Flimsy Pi Case Still Provides A Level Of Protection

This flimsy case isn’t going to protect your Raspberry Pi if you knock it off the workbench. It will provide a level of protection against shorting out from contact with metal objects, or from liquids spilled in the near¬†vicinity. [CGPatterson] ended up making this case from a single sheet of transparency film.

The project is basically papercraft. He started with the dimensions published on the Raspberry Pi FAQ, which turned out to be wrong. Not having a caliper available to help with the precision of the measurements, he grabbed his ruler and did the best he could. The first two cases were a poor fit, but as you can see the third is like a glove. Luckily you don’t have to go through this same trial and error as he release the design. Both A4 and US Letter sized PDFs are available for download. Print them out on the transparency, cut along the lines, apply transparent double-sided tape to the tabs and you’re in business. If you wish to alter the design he has also posted the SVG source he made in Inkscape.

This is certainly a good option for those of us without the ability to produce laser cut parts.

14 thoughts on “Flimsy Pi Case Still Provides A Level Of Protection

  1. This inspires me to do more papercraft using transparency film. It’s almost a no brainer but I never thought of it. Very cool idea and well executed. You could possibly make this more solid if you use pvc glue instead of tape. I think I’ll do some paper craft that way.

  2. My recollection of transparency film is that it’s really good at building up static charge – which might not make it a great choice as an enclosure for a R-Pi?

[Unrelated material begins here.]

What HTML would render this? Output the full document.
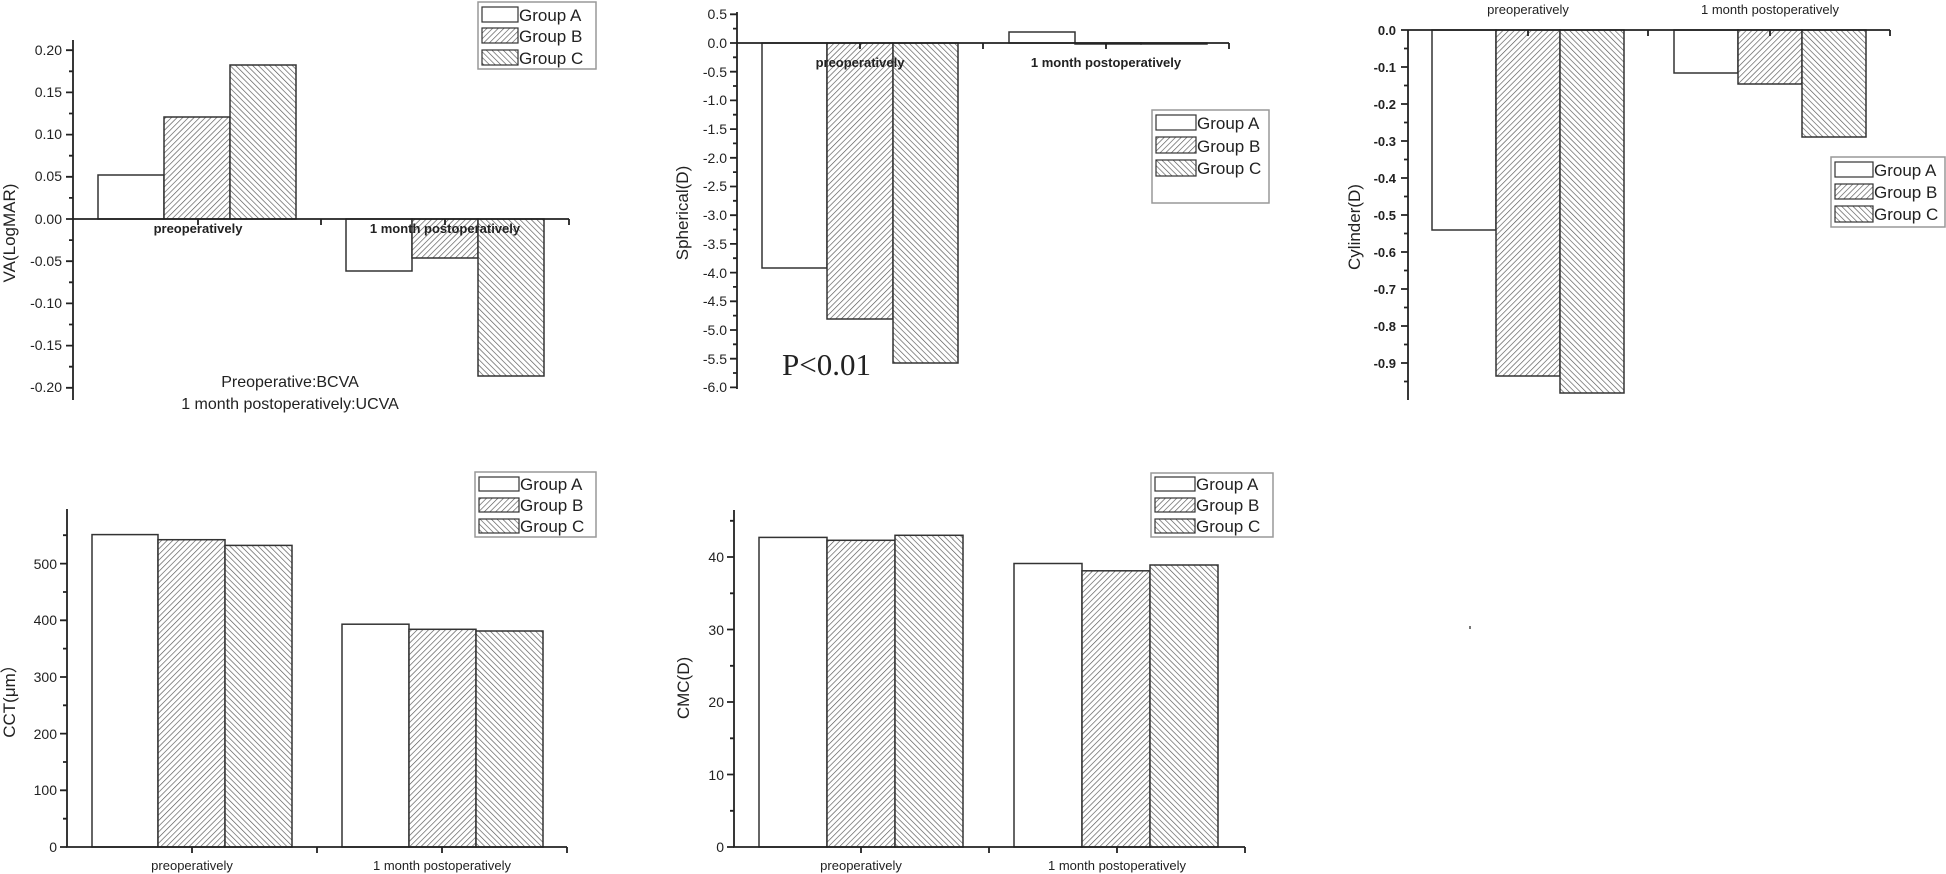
<!DOCTYPE html>
<html><head><meta charset="utf-8"><style>
html,body{margin:0;padding:0;background:#fff}
svg{display:block}
text{font-family:"Liberation Sans",Arial,sans-serif;fill:#222}
</style></head><body>
<svg width="1946" height="874" viewBox="0 0 1946 874" xmlns="http://www.w3.org/2000/svg">
<defs>
<pattern id="hb" patternUnits="userSpaceOnUse" width="4" height="4" patternTransform="rotate(45)">
<rect width="4" height="4" fill="#fff"/><line x1="0" y1="0" x2="0" y2="4" stroke="#555" stroke-width="1.3"/></pattern>
<pattern id="hc" patternUnits="userSpaceOnUse" width="4" height="4" patternTransform="rotate(-45)">
<rect width="4" height="4" fill="#fff"/><line x1="0" y1="0" x2="0" y2="4" stroke="#555" stroke-width="1.3"/></pattern>
</defs>
<g stroke="#333" stroke-width="1.5">
<rect x="98" y="175" width="66" height="44" fill="#fff"/>
<rect x="164" y="117" width="66" height="102" fill="url(#hb)"/>
<rect x="230" y="65" width="66" height="154" fill="url(#hc)"/>
<rect x="346" y="219" width="66" height="52" fill="#fff"/>
<rect x="412" y="219" width="66" height="39" fill="url(#hb)"/>
<rect x="478" y="219" width="66" height="157" fill="url(#hc)"/>
<rect x="762" y="43" width="65" height="225" fill="#fff"/>
<rect x="827" y="43" width="66" height="276" fill="url(#hb)"/>
<rect x="893" y="43" width="65" height="320" fill="url(#hc)"/>
<rect x="1009" y="32" width="66" height="11" fill="#fff"/>
<rect x="1075" y="43" width="66" height="1" fill="url(#hb)"/>
<rect x="1141" y="43" width="66" height="1" fill="url(#hc)"/>
<rect x="1432" y="30" width="64" height="200" fill="#fff"/>
<rect x="1496" y="30" width="64" height="346" fill="url(#hb)"/>
<rect x="1560" y="30" width="64" height="363" fill="url(#hc)"/>
<rect x="1674" y="30" width="64" height="43" fill="#fff"/>
<rect x="1738" y="30" width="64" height="54" fill="url(#hb)"/>
<rect x="1802" y="30" width="64" height="107" fill="url(#hc)"/>
<rect x="92" y="534.6" width="66" height="312.4" fill="#fff"/>
<rect x="158" y="539.7" width="67" height="307.3" fill="url(#hb)"/>
<rect x="225" y="545.4" width="67" height="301.6" fill="url(#hc)"/>
<rect x="342" y="624.2" width="67" height="222.8" fill="#fff"/>
<rect x="409" y="629.3" width="67" height="217.7" fill="url(#hb)"/>
<rect x="476" y="631" width="67" height="216" fill="url(#hc)"/>
<rect x="759" y="537.4" width="68" height="309.6" fill="#fff"/>
<rect x="827" y="540.3" width="68" height="306.7" fill="url(#hb)"/>
<rect x="895" y="535.3" width="68" height="311.7" fill="url(#hc)"/>
<rect x="1014" y="563.5" width="68" height="283.5" fill="#fff"/>
<rect x="1082" y="570.8" width="68" height="276.2" fill="url(#hb)"/>
<rect x="1150" y="565" width="68" height="282" fill="url(#hc)"/>
</g>
<g stroke="#222" stroke-width="1.8" fill="none">
<path d="M73 40V400M73 219H569M198 219v6M321 219v6M445 219v6M569 219v6"/>
<path d="M73 50.2h-7M73 92.4h-7M73 134.6h-7M73 176.8h-7M73 219h-7M73 261.2h-7M73 303.4h-7M73 345.6h-7M73 387.8h-7M73 71.3h-4M73 113.5h-4M73 155.7h-4M73 197.9h-4M73 240.1h-4M73 282.3h-4M73 324.5h-4M73 366.7h-4"/>
<path d="M737 12V389M737 43H1229M860 43v6M983 43v6M1106 43v6M1229 43v6"/>
<path d="M737 14.3h-7M737 43h-7M737 71.7h-7M737 100.4h-7M737 129.1h-7M737 157.8h-7M737 186.5h-7M737 215.2h-7M737 243.9h-7M737 272.6h-7M737 301.3h-7M737 330h-7M737 358.7h-7M737 387.4h-7M737 28.6h-4M737 57.3h-4M737 86h-4M737 114.7h-4M737 143.4h-4M737 172.1h-4M737 200.8h-4M737 229.5h-4M737 258.2h-4M737 286.9h-4M737 315.6h-4M737 344.3h-4M737 373h-4"/>
<path d="M1408 30V400M1408 30H1890M1528 30v6M1648 30v6M1770 30v6M1890 30v6"/>
<path d="M1408 30h-7M1408 67h-7M1408 104h-7M1408 141h-7M1408 178h-7M1408 215h-7M1408 252h-7M1408 289h-7M1408 326h-7M1408 363h-7M1408 48.5h-4M1408 85.5h-4M1408 122.5h-4M1408 159.5h-4M1408 196.5h-4M1408 233.5h-4M1408 270.5h-4M1408 307.5h-4M1408 344.5h-4M1408 381.5h-4"/>
<path d="M67 509V847H567M192 847v6M317 847v6M442 847v6M567 847v6"/>
<path d="M67 847h-7M67 790.3h-7M67 733.6h-7M67 677h-7M67 620.3h-7M67 563.6h-7M67 818.7h-4M67 762h-4M67 705.3h-4M67 648.6h-4M67 592h-4M67 535.2h-4"/>
<path d="M734 510V847H1245M861 847v6M989 847v6M1117 847v6M1245 847v6"/>
<path d="M734 847h-7M734 774.5h-7M734 702h-7M734 629.5h-7M734 557h-7M734 810.8h-4M734 738.3h-4M734 665.8h-4M734 593.3h-4M734 520.8h-4"/>
</g>
<g font-size="14" text-anchor="end">
<text x="62" y="55">0.20</text><text x="62" y="97">0.15</text><text x="62" y="139">0.10</text><text x="62" y="181">0.05</text><text x="62" y="224">0.00</text><text x="62" y="266">-0.05</text><text x="62" y="308">-0.10</text><text x="62" y="350">-0.15</text><text x="62" y="392">-0.20</text>
<text x="727" y="19">0.5</text><text x="727" y="48">0.0</text><text x="727" y="77">-0.5</text><text x="727" y="105">-1.0</text><text x="727" y="134">-1.5</text><text x="727" y="163">-2.0</text><text x="727" y="191">-2.5</text><text x="727" y="220">-3.0</text><text x="727" y="249">-3.5</text><text x="727" y="278">-4.0</text><text x="727" y="306">-4.5</text><text x="727" y="335">-5.0</text><text x="727" y="364">-5.5</text><text x="727" y="392">-6.0</text>
<text x="57" y="852">0</text><text x="57" y="795">100</text><text x="57" y="739">200</text><text x="57" y="682">300</text><text x="57" y="625">400</text><text x="57" y="569">500</text>
<text x="724" y="852">0</text><text x="724" y="780">10</text><text x="724" y="707">20</text><text x="724" y="635">30</text><text x="724" y="562">40</text>
</g>
<g font-size="13" font-weight="bold" text-anchor="end">
<text x="1396" y="35">0.0</text><text x="1396" y="72">-0.1</text><text x="1396" y="109">-0.2</text><text x="1396" y="146">-0.3</text><text x="1396" y="183">-0.4</text><text x="1396" y="220">-0.5</text><text x="1396" y="257">-0.6</text><text x="1396" y="294">-0.7</text><text x="1396" y="331">-0.8</text><text x="1396" y="368">-0.9</text>
</g>
<g font-size="13" font-weight="bold" text-anchor="middle">
<text x="198" y="233">preoperatively</text><text x="445" y="233">1 month postoperatively</text>
<text x="860" y="67">preoperatively</text><text x="1106" y="67">1 month postoperatively</text>
</g>
<g font-size="13" text-anchor="middle">
<text x="1528" y="14">preoperatively</text><text x="1770" y="14">1 month postoperatively</text>
<text x="192" y="870">preoperatively</text><text x="442" y="870">1 month postoperatively</text>
<text x="861" y="870">preoperatively</text><text x="1117" y="870">1 month postoperatively</text>
</g>
<g font-size="17" text-anchor="middle">
<text transform="translate(15,233) rotate(-90)">VA(LogMAR)</text>
<text transform="translate(688,213) rotate(-90)">Spherical(D)</text>
<text transform="translate(1360,227) rotate(-90)">Cylinder(D)</text>
<text transform="translate(15,697) rotate(-90)">CCT(μm）</text>
<text transform="translate(689,688) rotate(-90)">CMC(D)</text>
</g>
<g font-size="16" text-anchor="middle">
<text x="290" y="387">Preoperative:BCVA</text>
<text x="290" y="409">1 month postoperatively:UCVA</text>
</g>
<text x="782" y="375" style="font-family:'Liberation Serif',serif;font-size:31px">P&lt;0.01</text>
<g font-size="17">
<g>
<rect x="478" y="2" width="118" height="67" fill="#fff" stroke="#999" stroke-width="1.5"/>
<rect x="482" y="7" width="36" height="15" fill="#fff" stroke="#333" stroke-width="1.2"/>
<rect x="482" y="28" width="36" height="15" fill="url(#hb)" stroke="#333" stroke-width="1.2"/>
<rect x="482" y="50" width="36" height="15" fill="url(#hc)" stroke="#333" stroke-width="1.2"/>
<text x="519" y="21">Group A</text><text x="519" y="42">Group B</text><text x="519" y="64">Group C</text>
</g>
<g>
<rect x="1152" y="110" width="117" height="93" fill="#fff" stroke="#999" stroke-width="1.5"/>
<rect x="1156" y="115" width="40" height="15" fill="#fff" stroke="#333" stroke-width="1.2"/>
<rect x="1156" y="137" width="40" height="16" fill="url(#hb)" stroke="#333" stroke-width="1.2"/>
<rect x="1156" y="160" width="40" height="16" fill="url(#hc)" stroke="#333" stroke-width="1.2"/>
<text x="1197" y="129">Group A</text><text x="1197" y="152">Group B</text><text x="1197" y="174">Group C</text>
</g>
<g>
<rect x="1831" y="157" width="114" height="70" fill="#fff" stroke="#999" stroke-width="1.5"/>
<rect x="1835" y="162" width="38" height="15" fill="#fff" stroke="#333" stroke-width="1.2"/>
<rect x="1835" y="184" width="38" height="15" fill="url(#hb)" stroke="#333" stroke-width="1.2"/>
<rect x="1835" y="206" width="38" height="16" fill="url(#hc)" stroke="#333" stroke-width="1.2"/>
<text x="1874" y="176">Group A</text><text x="1874" y="198">Group B</text><text x="1874" y="220">Group C</text>
</g>
<g>
<rect x="475" y="472" width="121" height="65" fill="#fff" stroke="#999" stroke-width="1.5"/>
<rect x="479" y="477" width="40" height="14" fill="#fff" stroke="#333" stroke-width="1.2"/>
<rect x="479" y="498" width="40" height="14" fill="url(#hb)" stroke="#333" stroke-width="1.2"/>
<rect x="479" y="519" width="40" height="14" fill="url(#hc)" stroke="#333" stroke-width="1.2"/>
<text x="520" y="490">Group A</text><text x="520" y="511">Group B</text><text x="520" y="532">Group C</text>
</g>
<g>
<rect x="1151" y="473" width="122" height="64" fill="#fff" stroke="#999" stroke-width="1.5"/>
<rect x="1155" y="477" width="40" height="14" fill="#fff" stroke="#333" stroke-width="1.2"/>
<rect x="1155" y="498" width="40" height="14" fill="url(#hb)" stroke="#333" stroke-width="1.2"/>
<rect x="1155" y="519" width="40" height="14" fill="url(#hc)" stroke="#333" stroke-width="1.2"/>
<text x="1196" y="490">Group A</text><text x="1196" y="511">Group B</text><text x="1196" y="532">Group C</text>
</g>
</g>
<rect x="1469" y="626" width="2" height="3" fill="#777"/>
</svg>
</body></html>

    1. It’s more of a function for how thin it is. It’s a good insulator, so a thin sheet will easily work like a capacitor. Pulling one out of the stack charges it up by mechanically by leaving one sheet charged positively on one side, and the other negative.

  3. To borrow a meme from slashdot…

    #1 Fold transparency sheet….
    #2 Put Raspberry Pi inside….
    #3 ????
    #4 Profit!!!

    I’m glad I’m not the only one pointing out that this junk is diluting the content of this otherwise awesome site.

  4. It’s true that it’s a bit simplistic to be a “proper” hack, but it has nice touches: both square and round cutouts for plugs (so if you have a punch, you can get a nice tight round cut, if not you can cut a clean square with a stanley blade), and the fact that by printing the template, he took advantage of printing name tags for each slot/plug/socket.
    I guess that if you’re concerned about static electricity, you could always sacrifice an antistatic bag, cut it open and stick it to the printed transparency prior to cutting (e.g. with double sided tape?).
    While you’re at it, you could also personalise the top of the “box” in the PDF prior to printing.